_AIM OF THE EXERCISE_. Retype, exactly as they stand, the lines from the start of the data to the line that contains "8, 8, 10, 15, 8, 20, 26]", both ends included. Leave the pictures out.

* * * * *

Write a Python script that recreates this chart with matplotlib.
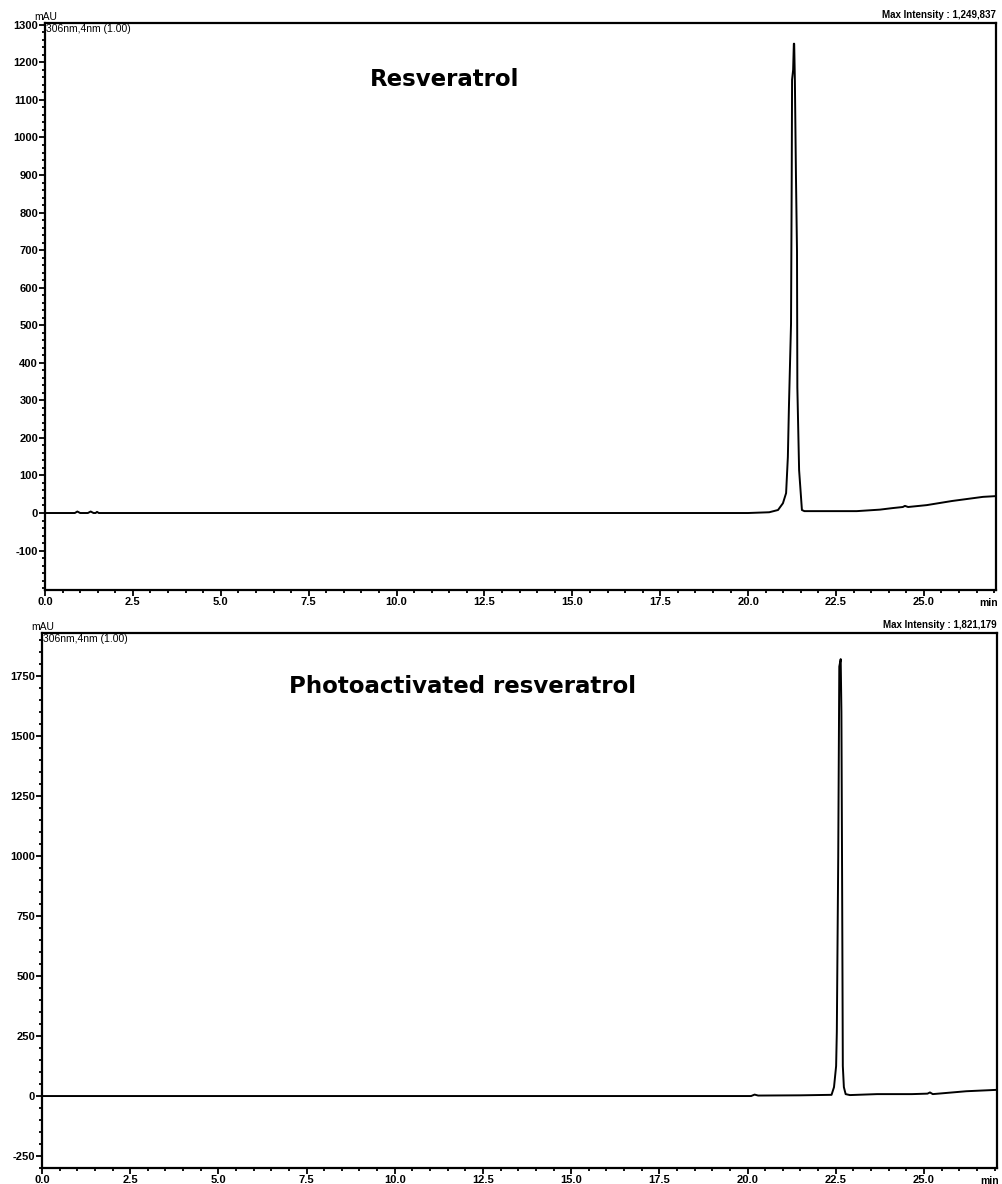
import matplotlib
matplotlib.use("Agg")
import matplotlib.pyplot as plt
from matplotlib.ticker import MultipleLocator, FormatStrFormatter

plt.rcParams["axes.unicode_minus"] = False

# chromatogram points (time in min, signal in mAU)
res_time = [0.0, 0.85, 0.92, 1.0, 1.22, 1.3, 1.38, 1.44, 1.48, 1.53, 5.0, 10.0, 15.0,
            20.0, 20.6, 20.85, 20.99, 21.08, 21.13, 21.16, 21.22, 21.24, 21.25, 21.28,
            21.30, 21.31, 21.33, 21.36, 21.39, 21.40, 21.45, 21.53, 21.6, 23.09, 23.75,
            24.1, 24.4, 24.46, 24.55, 25.08, 25.8, 26.68, 27.05]
res_signal = [0, 0, 4, 0, 0, 4, 0, 0, 3, 0, 0, 0, 0,
              0, 2, 8, 26, 53, 149, 281, 504, 900, 1154, 1180,
              1249.8, 1249.8, 1150, 900, 697, 334, 114, 8, 5, 5, 9,
              13, 16, 19, 16, 21, 32, 43, 45]

photo_time = [0.0, 5.0, 10.0, 15.0, 19.5, 20.1, 20.2, 20.3, 21.5, 22.38, 22.45, 22.51,
              22.53, 22.57, 22.60, 22.64, 22.66, 22.68, 22.70, 22.73, 22.78, 22.9,
              23.67, 24.66, 25.1, 25.17, 25.25, 26.2, 27.1]
photo_signal = [0, 0, 0, 0, 0, 0, 6, 2, 3, 5, 37, 125,
                267, 1000, 1790, 1821, 1600, 900, 125, 37, 8, 4,
                8, 8, 10, 15, 8, 20, 26]

x_ticks = [0.0, 2.5, 5.0, 7.5, 10.0, 12.5, 15.0, 17.5, 20.0, 22.5, 25.0]
res_yticks = [-100, 0, 100, 200, 300, 400, 500, 600, 700, 800, 900, 1000, 1100, 1200, 1300]
photo_yticks = [-250, 0, 250, 500, 750, 1000, 1250, 1500, 1750]

fig = plt.figure(figsize=(10.02, 11.84), dpi=100)
ax1 = fig.add_axes([0.0449, 0.5017, 0.9491, 0.4789])
ax2 = fig.add_axes([0.0419, 0.0135, 0.9531, 0.4519])

panels = [
  (ax1, res_time, res_signal, (0, 27.05), (-205, 1305), res_yticks, 20,
   "Resveratrol", 0.42, "Max Intensity : 1,249,837"),
  (ax2, photo_time, photo_signal, (0, 27.07), (-300, 1930), photo_yticks, 50,
   "Photoactivated resveratrol", 0.44, "Max Intensity : 1,821,179"),
]

for ax, t, s, xl, yl, yt, ymin, name, name_x, maxtxt in panels:
  ax.plot(t, s, color="black", lw=1.4)
  ax.set_xlim(*xl)
  ax.set_ylim(*yl)

  ax.set_xticks(x_ticks)
  ax.xaxis.set_major_formatter(FormatStrFormatter("%.1f"))
  ax.xaxis.set_minor_locator(MultipleLocator(0.5))
  ax.set_yticks(yt)
  ax.yaxis.set_minor_locator(MultipleLocator(ymin))

  ax.tick_params(which="major", direction="out", length=4, width=1.3, pad=1)
  ax.tick_params(which="minor", direction="out", length=2.5, width=1.3)
  for lab in ax.get_xticklabels() + ax.get_yticklabels():
    lab.set_fontfamily("Liberation Sans")
    lab.set_fontweight("bold")
    lab.set_fontsize(8)
  for sp in ax.spines.values():
    sp.set_linewidth(1.6)

  # unit labels around the frame
  ax.annotate("min", xy=(26.85, 0), xycoords=ax.get_xaxis_transform(),
              xytext=(0, -5.5), textcoords="offset points", ha="center", va="top",
              fontfamily="Liberation Sans", fontweight="bold", fontsize=7.5)
  ax.annotate("mAU", xy=(0, 1), xycoords="axes fraction", xytext=(-8, 1),
              textcoords="offset points", ha="left", va="bottom",
              fontfamily="Liberation Sans", fontsize=7.5)
  ax.annotate("306nm,4nm (1.00)", xy=(0, 1), xycoords="axes fraction", xytext=(1, -1),
              textcoords="offset points", ha="left", va="top",
              fontfamily="Liberation Sans", fontsize=7.5)
  ax.annotate(maxtxt, xy=(1, 1), xycoords="axes fraction", xytext=(0, 2),
              textcoords="offset points", ha="right", va="bottom",
              fontfamily="Liberation Sans", fontweight="bold", fontsize=7)

  ax.text(name_x, 0.9, name, transform=ax.transAxes, ha="center", va="center",
          fontfamily="DejaVu Sans", fontweight="bold", fontsize=16.5)

fig.savefig("out.png", dpi=100)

* * * * *

_TASK RESPONSE_.
Write a Python script that recreates this chart with matplotlib.
import matplotlib
matplotlib.use("Agg")
import matplotlib.pyplot as plt
from matplotlib.ticker import MultipleLocator, FormatStrFormatter

plt.rcParams["axes.unicode_minus"] = False

# chromatogram points (time in min, signal in mAU)
res_time = [0.0, 0.85, 0.92, 1.0, 1.22, 1.3, 1.38, 1.44, 1.48, 1.53, 5.0, 10.0, 15.0,
            20.0, 20.6, 20.85, 20.99, 21.08, 21.13, 21.16, 21.22, 21.24, 21.25, 21.28,
            21.30, 21.31, 21.33, 21.36, 21.39, 21.40, 21.45, 21.53, 21.6, 23.09, 23.75,
            24.1, 24.4, 24.46, 24.55, 25.08, 25.8, 26.68, 27.05]
res_signal = [0, 0, 4, 0, 0, 4, 0, 0, 3, 0, 0, 0, 0,
              0, 2, 8, 26, 53, 149, 281, 504, 900, 1154, 1180,
              1249.8, 1249.8, 1150, 900, 697, 334, 114, 8, 5, 5, 9,
              13, 16, 19, 16, 21, 32, 43, 45]

photo_time = [0.0, 5.0, 10.0, 15.0, 19.5, 20.1, 20.2, 20.3, 21.5, 22.38, 22.45, 22.51,
              22.53, 22.57, 22.60, 22.64, 22.66, 22.68, 22.70, 22.73, 22.78, 22.9,
              23.67, 24.66, 25.1, 25.17, 25.25, 26.2, 27.1]
photo_signal = [0, 0, 0, 0, 0, 0, 6, 2, 3, 5, 37, 125,
                267, 1000, 1790, 1821, 1600, 900, 125, 37, 8, 4,
                8, 8, 10, 15, 8, 20, 26]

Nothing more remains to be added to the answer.